Horse Barn Styles: How to Tell Them Apart
A Tribute to Nate the Founder of Eberly Barns
Naaman L Eberly, fondly known and highly respected as “Nate” in the shed business, passed away unexpectedly on January 12, 2009.
Nate and his wife Ann started Eberly Barns Inc in 2001. Serving horse enthusiasts up and down the East Coast with quality barns and excellent service from start to finish. Nate’s famous motto was “We set it on a dime and give you a nickel change!” He lived by his motto too: a customer once wrote, “You set it on a dime and I got 2 nickels back!”
Nate was a man of his word. If he couldn’t do a project, he was honest about it; he would tell you he wouldn’t be able to do something. He wouldn’t let you “hanging in the wind” so to speak either, he would refer you to someone that was reputable that could help you, even though sometimes it was his own competition.
He always encouraged his employees to do their best, and seemed to bring out the best in them with that encouragement. There was never a negative in Nate’s eyes, instead there was always a positive outlook to everything in life. He not only passed that onto his employees, but his friends and family too.
Nate was a giving man too. He trusted everyone so it seemed, even when the rest of us may have questioned someone’s integrity. He gave his heart and soul with everything he did, from building his company, working in a third-world nation building orphanages, to a stranger’s marriage that was on the verge of divorce.
He rewarded his employees for a “job well done.” It didn’t have to be monetary bonuses, although at times it was, but his kind words of appreciation were a bonus in itself.

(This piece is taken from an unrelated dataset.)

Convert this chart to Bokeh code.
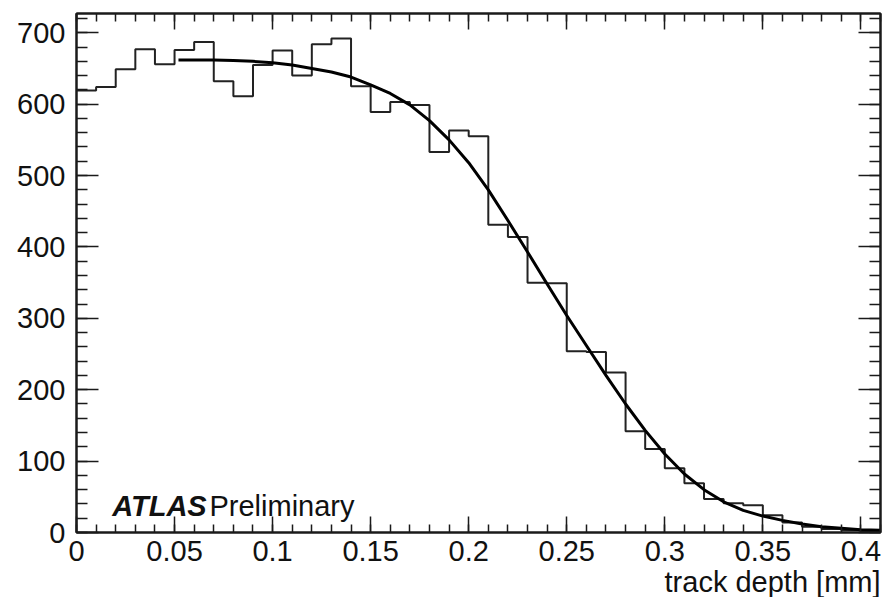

The company that bears Nate’s family name and its fine reputation for quality barns and excellent service will continue on with his wife Ann Eberly taking the reins as President and Owner applying the same standards Nate had always set for himself, his company and instilled in his employees.
Thank you for allowing us to share Nate’s story. And as Nate always said as he was going out the door every evening: “Thanks, have a nice evening!”